Nerdiest Baseball Card Post Ever

I've always had the suspicion that cards in a box of baseball cards are not random. It always seemed that there were more cards of the more popular teams in the box. Or maybe it depended on where you lived.

I'm an engineer and I know that data is more important than suppositions. So this year I decided to check out my supposition.

I finished cataloging the Topps Series 1 cards I bought. I had 284 base cards, counting duplicates. With 30 teams, that averages to 9.4 cards per team.  What did I actually get?  I'm not going to show the whole table but the count of cards per team ranged from 3 cards for the Cubs and 15 cards for the Mets. Sounds unevenly distributed doesn't it?

What would a box or randomly distributed cards look like? It would not be a box with the same amount of cards per team. Random doesn't work like that. What it should look like is a normal distribution of cards per team around the average (really the mean, for you other nerds out there) of the cards per team.

Here's my crude drawing of what the distribution of cards per team looks like for my Topps cards.

There was one team (the Cubs) with 3 cards. There were 8 teams with 8 cards. There was only 1 team with 10 cards, etc. Without doing the math from the Wikipedia article, I think this is about as close to a normal distribution as could be expected. Considering that gap in the middle the distribution might also be bimodel but I can't think of why it might be. When I get the Series 2 cards into the count I'll revisit this.

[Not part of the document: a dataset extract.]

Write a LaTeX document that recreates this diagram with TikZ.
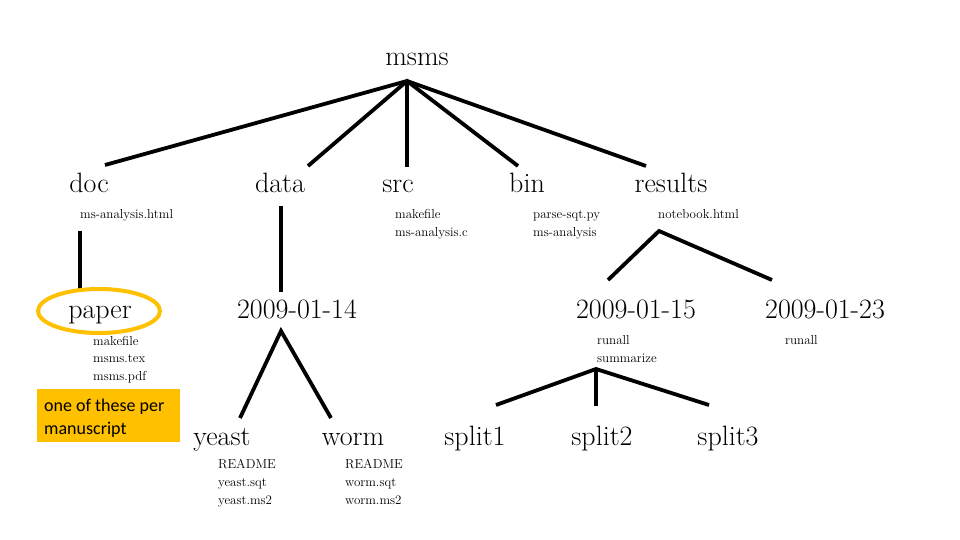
\documentclass[tikz,border=0pt]{standalone}
\usepackage{fontspec}
\newfontfamily\notefont{Carlito}
\definecolor{hl}{HTML}{FFC000}
\begin{document}
\begin{tikzpicture}[x=1pt,y=-1pt,
  big/.style={anchor=base,inner sep=0pt,font=\fontsize{28}{30}\selectfont},
  small/.style={anchor=base west,inner sep=0pt,font=\fontsize{13}{15}\selectfont},
  note/.style={anchor=base west,inner sep=0pt,font=\notefont\fontsize{18}{20}\selectfont},
  edge/.style={line width=3.8pt,line join=miter}]
\useasboundingbox (0,0) rectangle (960,540);
% big labels
\node[big] (msms) at (417,66) {msms};
\node[big] (doc) at (89,193) {doc};
\node[big] (data) at (280,193) {data};
\node[big] (src) at (398,193) {src};
\node[big] (bin) at (527,193) {bin};
\node[big] (results) at (671,193) {results};
\node[big] (paper) at (100,318) {paper};
\node[big] (d14) at (297,318) {2009-01-14};
\node[big] (d15) at (636,318) {2009-01-15};
\node[big] (d23) at (825,318) {2009-01-23};
\node[big] (yeast) at (222,445) {yeast};
\node[big] (worm) at (353,445) {worm};
\node[big] (s1) at (475,445) {split1};
\node[big] (s2) at (602,445) {split2};
\node[big] (s3) at (728,445) {split3};
% small labels
\node[small] (docf) at (80,218) {ms-analysis.html};
\node[small] (srcf1) at (395,218) {makefile};
\node[small] (srcf2) at (395,236) {ms-analysis.c};
\node[small] (binf1) at (533,218) {parse-sqt.py};
\node[small] (binf2) at (533,236) {ms-analysis};
\node[small] (resf) at (658,218) {notebook.html};
\node[small] (pf1) at (93,345) {makefile};
\node[small] (pf2) at (93,362) {msms.tex};
\node[small] (pf3) at (93,380) {msms.pdf};
\node[small] (f15a) at (597,344) {runall};
\node[small] (f15b) at (597,362) {summarize};
\node[small] (f23) at (785,344) {runall};
\node[small] (yf1) at (218,468) {README};
\node[small] (yf2) at (218,486) {yeast.sqt};
\node[small] (yf3) at (218,504) {yeast.ms2};
\node[small] (wf1) at (345,468) {README};
\node[small] (wf2) at (345,486) {worm.sqt};
\node[small] (wf3) at (345,504) {worm.ms2};
% connector coordinates
\coordinate (top) at (407,81);
\coordinate (eDoc) at (105,165);
\coordinate (eData) at (308,166);
\coordinate (eSrc) at (407,167);
\coordinate (eBin) at (518,166);
\coordinate (eRes) at (646,166);
\coordinate (docA) at (80,231);
\coordinate (docB) at (80,289);
\coordinate (dataA) at (281,206);
\coordinate (dataB) at (281,292);
\coordinate (resA) at (659,231);
\coordinate (resL) at (608,280);
\coordinate (resR) at (772,280);
\coordinate (d14A) at (281,331);
\coordinate (d14L) at (240,418);
\coordinate (d14R) at (331,418);
\coordinate (d15A) at (596,369);
\coordinate (d15L) at (496,405);
\coordinate (d15M) at (596,406);
\coordinate (d15R) at (709,405);
\draw[edge] (eDoc) -- (top) -- (eRes);
\draw[edge] (eData) -- (top) -- (eBin);
\draw[edge] (top) -- (eSrc);
\draw[edge] (docA) -- (docB);
\draw[edge] (dataA) -- (dataB);
\draw[edge] (resL) -- (resA) -- (resR);
\draw[edge] (d14L) -- (d14A) -- (d14R);
\draw[edge] (d15L) -- (d15A) -- (d15R);
\draw[edge] (d15A) -- (d15M);
% highlight
\draw[hl,line width=4pt] (99,311) ellipse [x radius=61,y radius=22];
\node[fill=hl,minimum width=143pt,minimum height=53pt,anchor=north west,inner sep=0pt] (note) at (37,389) {};
\node[note] (n1) at (44,411) {one of these per};
\node[note] (n2) at (44,434) {manuscript};
\end{tikzpicture}
\end{document}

Of course, I don't know if there are the same number of cards for each team produced. I expect that not to be the case. For example there were several Postseason cards featuring Giants. There are League Leader cards which I put with the team of the first player on the card (which is how I catalog them).

6 comments:

Ryan G said...

If actual print runs per card are the same, then the only thing that would matter would be how many different cards each team has in the set. And for multi-team cards you'd have to either not include them, or count them for all teams (in both checklist tallying and distribution tallying).

If you go beyond base cards, then you have to also examine overall odds/print runs for each set.

The Junior Junkie said...

Long live the nerds

BASEBALL DAD said...

You and I are kind of on the same wave length here !
http://baseballdad-mytribeblog.blogspot.com/2015/02/what-difference-inserts-and-parallels.html#comment-form

Josh D. said...

I enjoyed this post (and any attempts to engineer-ify the card world, but I still think I had the nerdiest post of all time. :-)
http://royalsandrandoms.blogspot.com/2011/09/pack-searching-with-science-2011-topps.html

capewood said...

Thanks for the comments.

Baseball Dad - great minds think alike

Josh D. - OK, I'll concede. I could have used Excel too.

Fuji said...

Great post. Nerds rule!